Wagners Judenhass war nicht bloß ein Vorurteil, dem viele Menschen seiner Zeit verfielen, sondern ein Kernpunkt seiner Ideologie, die sein Werk maßgeblich bestimmte. Um seine Ansichten zu vermitteln, musste Wagner keine leibhaftigen Juden auf die Bühne bringen: alle Gestalten seiner Opern sind hochsymbolisch. Bei antisemitischen Motiven in Wagners Werken handelt es sich also vielmehr um gewisse Codes, die dem Publikum gut verständlich waren.

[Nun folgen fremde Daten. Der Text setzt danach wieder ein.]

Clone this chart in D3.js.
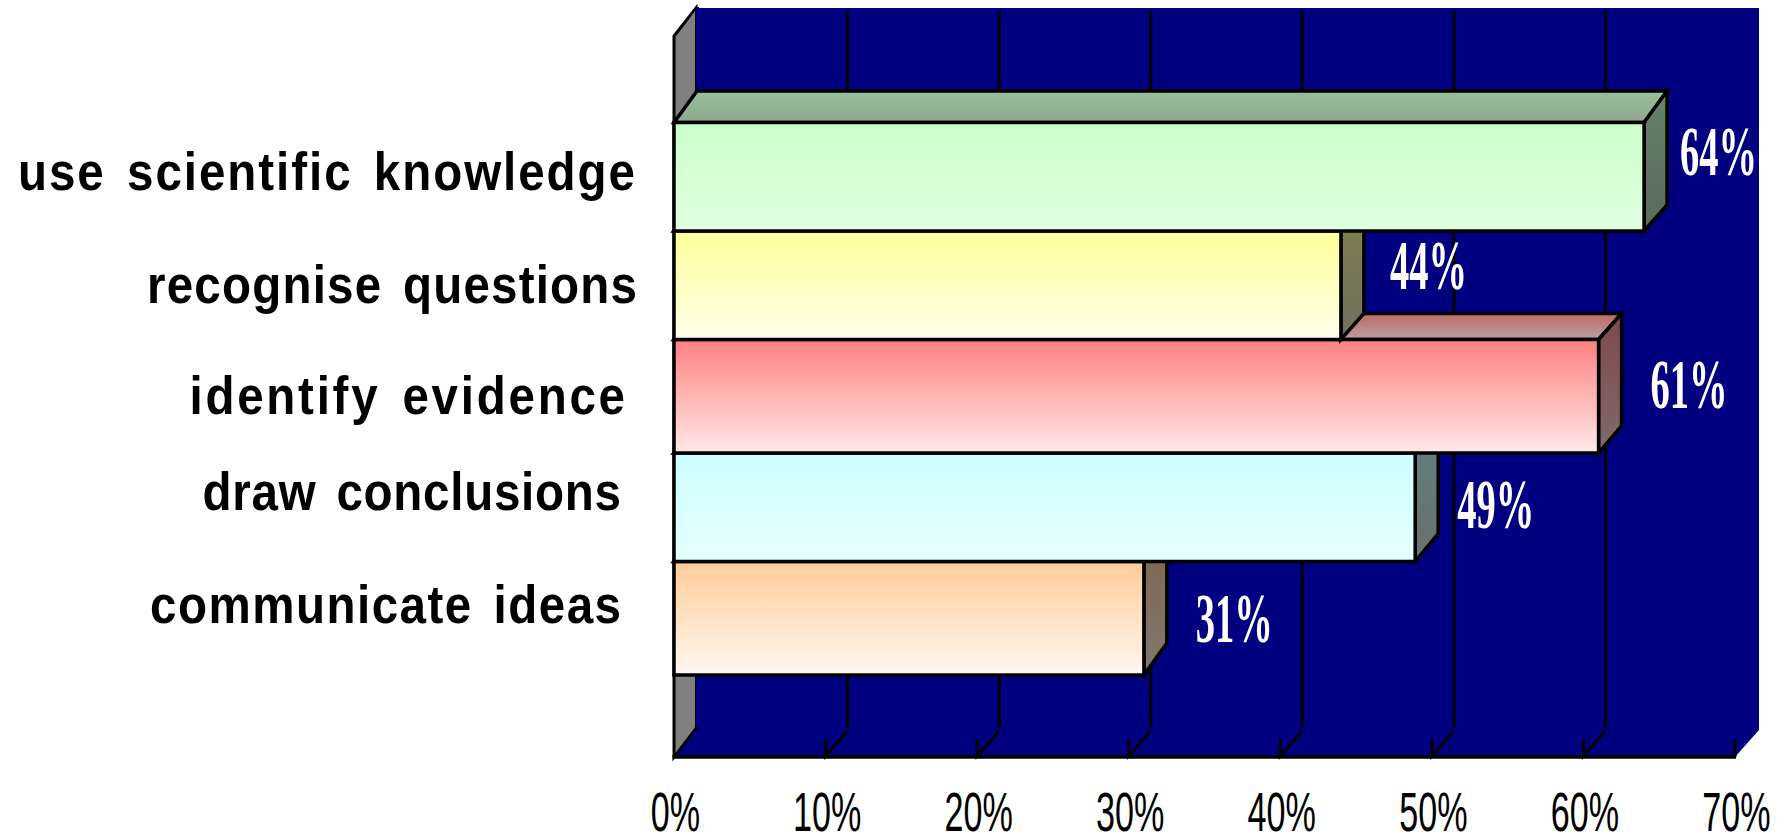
<!DOCTYPE html>
<html><head><meta charset="utf-8">
<script src="https://cdn.jsdelivr.net/npm/d3@7"></script>
<style>html,body{margin:0;padding:0;background:#fff;overflow:hidden}svg{display:block}</style>
</head><body><svg id="c" width="1792" height="835"></svg>
<script>
const categories=["use scientific knowledge","recognise questions","identify evidence","draw conclusions","communicate ideas"];
const values=[64,44,61,48.9,31];
const valueLabels=["64%","44%","61%","49%","31%"];
const tickValues=[0,10,20,30,40,50,60,70];
const frontTop=["#CCFFCC","#FFFF99","#FF8080","#CCFFFF","#FFCC99"];
const frontBottom=["#E0FFE0","#FFFFEA","#FFE8E8","#E6FFFF","#FFF8F2"];
const topTop=["#99BF99","#BFBF73","#C06868","#99BFBF","#BF9973"];
const topBottom=["#8FA88F","#A8A88F","#B8A0A0","#8FA8A8","#A8978F"];
const sideTop=["#65836A","#80804F","#7F4A4A","#668080","#806650"];
const sideBottom=["#5A6A5A","#707060","#806A6A","#667070","#807870"];

// layout
const bandEdges=[122.5,231,339.5,453,561.5,675];
const topDepth=[31.5,26,26,26,26];
const bottomDepth=[26,26,27,28,32];
const labelGap=[36,49,52,42,52];
const labelBase=[175,289,408,528,642];
const catLeft=[18,147,189.5,202.5,150];
const catRight=[635,637,625,621,621];
const catBase=[190,303,414,510,623];
const dx=22, barDx=23, catScale=.88;

const svg=d3.select("#c");
const x=d3.scaleLinear().domain([0,70]).range([674,1735]);
const yEdge=d3.scaleLinear().domain(d3.range(bandEdges.length)).range(bandEdges);
const yWall=d3.scaleLinear().domain([0,1]).range([8,730]);
const floorY=757, wallFrontTop=36, backBottom=730;
const line=d3.line();
const defs=svg.append("defs");
function grad(id,a,b){const g=defs.append("linearGradient").attr("id",id).attr("x1",0).attr("x2",0).attr("y1",0).attr("y2",1);
  g.append("stop").attr("offset",0).attr("stop-color",a);g.append("stop").attr("offset",1).attr("stop-color",b);}
values.forEach((v,i)=>{grad("f"+i,frontTop[i],frontBottom[i]);grad("t"+i,topTop[i],topBottom[i]);grad("s"+i,sideTop[i],sideBottom[i]);});

// back wall + floor
svg.append("path").attr("fill","#000080").attr("d",line([[x(0)+dx,yWall(0)],[x(70)+dx+2,yWall(0)],[x(70)+dx+2,backBottom],[x(70),floorY],[x(0),floorY]])+"Z");
// left wall
svg.append("path").attr("fill","#808080").attr("stroke","#000").attr("stroke-width",3).attr("stroke-linejoin","miter")
  .attr("d",line([[x(0),wallFrontTop],[x(0)+dx,yWall(0)],[x(0)+dx,backBottom-2],[x(0),floorY]])+"Z");
svg.append("path").attr("fill","none").attr("stroke","#000080").attr("stroke-width",3)
  .attr("d",line([[x(0)+dx+1.5,yWall(0)-1],[x(0)+dx+1.5,backBottom-3]]));
svg.append("path").attr("fill","#808080").attr("d",line([[x(0)+2,wallFrontTop+2],[x(0)+dx-1,yWall(0)+3],[x(0)+dx-1,backBottom-3],[x(0)+2,floorY-5]])+"Z");
// gridlines
const gt=tickValues.filter(t=>t>0&&t<70);
svg.selectAll(".grid").data(gt).join("line").attr("class","grid").attr("x1",d=>x(d)+dx).attr("x2",d=>x(d)+dx)
  .attr("y1",yWall(0)+3).attr("y2",728).attr("stroke","#000").attr("stroke-width",3);
svg.selectAll(".diag").data(gt).join("path").attr("class","diag").attr("fill","none").attr("stroke","#000").attr("stroke-width",3)
  .attr("d",d=>line([[x(d)+dx,731],[x(d),floorY-1],[x(d),739]]));
svg.append("line").attr("x1",x(70)).attr("x2",x(70)).attr("y1",739).attr("y2",floorY).attr("stroke","#000").attr("stroke-width",3);
svg.append("line").attr("x1",x(0)-1.5).attr("x2",x(70)+1).attr("y1",floorY).attr("y2",floorY).attr("stroke","#000").attr("stroke-width",3.5);

// bars, bottom first
const order=d3.range(values.length).reverse();
const bars=svg.selectAll(".bar").data(order).join("g").attr("class","bar")
  .attr("stroke","#000").attr("stroke-width",3.5).attr("stroke-linejoin","miter");
bars.append("path").attr("fill",i=>`url(#t${i})`).attr("d",i=>{const a=x(0),b=x(values[i]),t=yEdge(i),u=t-topDepth[i];
  return line([[a,t],[a+barDx,u],[b+barDx,u],[b,t]])+"Z";});
bars.append("path").attr("fill",i=>`url(#s${i})`).attr("d",i=>{const b=x(values[i]),t=yEdge(i),e=yEdge(i+1);
  return line([[b,t],[b+barDx,t-topDepth[i]],[b+barDx,e-bottomDepth[i]],[b,e]])+"Z";});
bars.append("rect").attr("fill",i=>`url(#f${i})`).attr("x",x(0)).attr("y",i=>yEdge(i))
  .attr("width",i=>x(values[i])-x(0)).attr("height",i=>yEdge(i+1)-yEdge(i));

// value labels
svg.selectAll(".val").data(order).join("text").attr("class","val").text(i=>valueLabels[i])
  .attr("fill","#fff").attr("font-family","'Liberation Serif'").attr("font-weight","bold").attr("font-size",70)
  .attr("transform",i=>`translate(${x(values[i])+labelGap[i]},${labelBase[i]}) scale(.55,1)`);

// category labels
svg.selectAll(".cat").data(d3.range(categories.length)).join("text").attr("class","cat").text(i=>categories[i])
  .attr("textLength",i=>(catRight[i]-catLeft[i])/catScale).attr("lengthAdjust","spacing")
  .attr("word-spacing",7)
  .attr("transform",i=>`translate(${catLeft[i]},${catBase[i]}) scale(${catScale},1)`)
  .attr("fill","#000").attr("font-family","'Liberation Sans'").attr("font-weight","bold").attr("font-size",54);

// x axis labels
const axis=d3.axisBottom(x).tickValues(tickValues).tickFormat(d=>d+"%").tickSize(0);
const ag=svg.append("g").attr("transform",`translate(0,${floorY})`).call(axis);
ag.select(".domain").remove();
ag.selectAll("text").attr("y",0).attr("dy",0).attr("fill","#000")
  .attr("font-family","'Liberation Sans'").attr("font-size",56).attr("text-anchor","middle")
  .attr("transform","translate(1,74) scale(.61,1)");
</script></body></html>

Ein besonderes Kapitel bilden die persönlichen Beziehungen Wagners zu jüdischen Musikern. Dazu gehörten die beiden bedeutendsten europäischen Komponisten der Zeit, Felix Mendelssohn Bartholdy und Giacomo Meyerbeer, die später beide von Wagner verleumdet wurden. Meyerbeer hatte frühzeitig Wagners Talent erkannt und ihn als Erster großzügig materiell und moralisch unterstützt. Wagner wurde von Meyerbeer jahrelang protegiert und an verschiedene Opernhäuser empfohlen, was schließlich seinen Durchbruch als Komponist und Dirigent in Dresden bewirkte. Wagner wurde auch künstlerisch von Meyerbeer inspiriert und in der Öffentlichkeit als dessen Schüler angesehen. So war es eine Art musikalischer „Vatermord“, den Wagner dann mit seiner antisemitischen Diffamierungskampagne beging: Wagners Schmähschrift „Das Judentum in der Musik“ wie auch seine einige Monate später erschienene Abhandlung „Oper und Drama“ trugen maßgeblich zu einer antisemitischen Stigmatisierung Meyerbeers bei. Deren langfristige Auswirkungen führten zu einer fast vollständigen Auslöschung Meyerbeers, des bedeutendsten und erfolgreichsten Opernkomponisten seiner Zeit, aus dem internationalen Repertoire.
Es geht nicht darum, Wagners Musik etwa verbieten zu wollen. Das heutige Publikum muss aber um die Inhalte wissen, von denen seine Opern inspiriert wurden, und die in der europäischen Geschichte im 20. Jahrhundert eine unheilvolle Spur hinterließen.